More moves came along the way, but on March 29, 1941, KVFD mooed to its final radio home of 1020 AM, where it has been ever since. It now had it’s own frequency locally, but still had to sign off at night to protect another station, this time KDLA/Pittsburgh, Pennsylvania.. In August, 1955, the station became KPOP, one of the early top-40 stations and the new home of someone who would become legendary among radio fans, Art Laboe, who would broadcast live from Scrivner’s drive-in restaurant, first in Hollywood and later at a new location at Western and Imperial.

June 1960 brought new call letters: KGBS, for new owner Storer Broadcasting’s George B. Storer.  It was still forced to sign off at sunset every night, but in Sundays from 9 p.m. until Mondays at 2 a.m., the station could go back on the air as KDKA signed off during that period for transmitter maintenance.
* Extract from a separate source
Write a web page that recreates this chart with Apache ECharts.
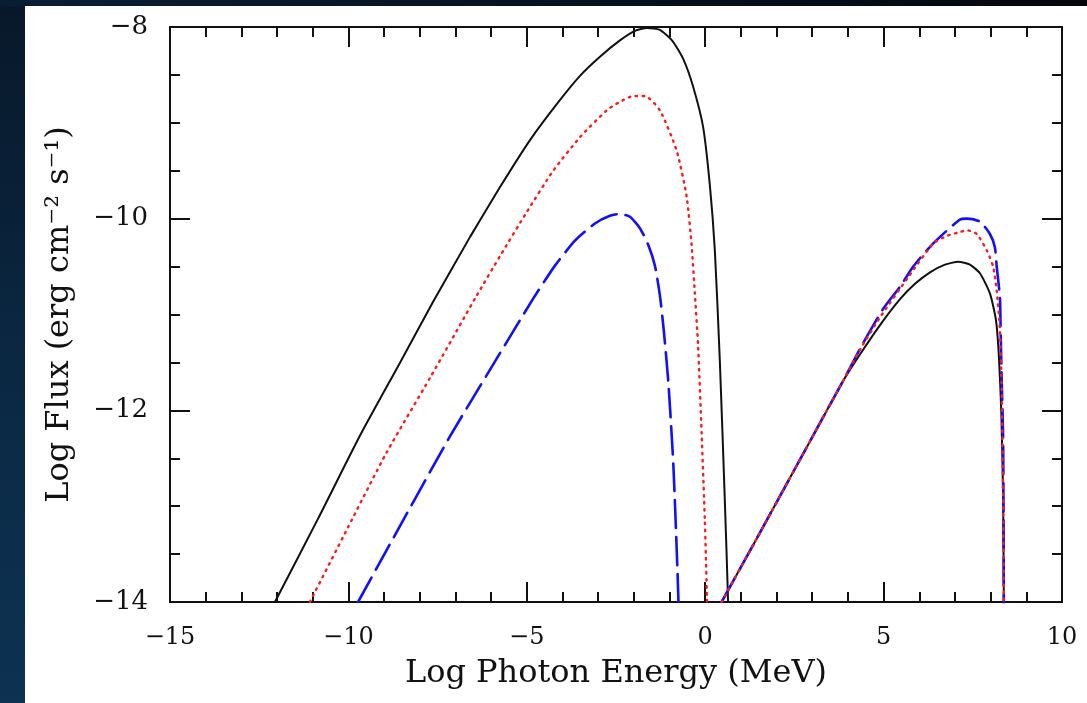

I have an old air check of one such broadcast … quite odd, when you think of it: a station signing off at sunset, then signing back on at 9 Sunday night for five hours.

KGBS actually had some big talent and earned some decent ratings in spite of having to sign off  every night. Hudson and Landry, Bill Balance, and more helped the station compete. Finally, in late 1976, the station won authorization to broadcast 24-hours a day using a special pattern at night so as to still protect KDKA, and became KTNQ, Ten-Q, a high-energy top-40 format that brought in talent such as Charlie Tuna, Rich Brother Robbin, Ken “Beaver Cleaver” Levine, The Real Don Steele and “Machine Gun” Kelly, among others. To AM top-40 fans, it was amazing.

In 1979, the station was sold and it adopted a Spanish-language format. Today, it carries a Spanish-language talk format, and is the Spanish radio home of The Dodgers.

Few people know of the San Pedro (or even Venice) connection to radio, and in many ways it is a shame that these communities don’t have that any more. But the fact that they once did is a fun part of local radio history, and as legendary broadcaster Paul Harvey always said, now you know … the rest of the story.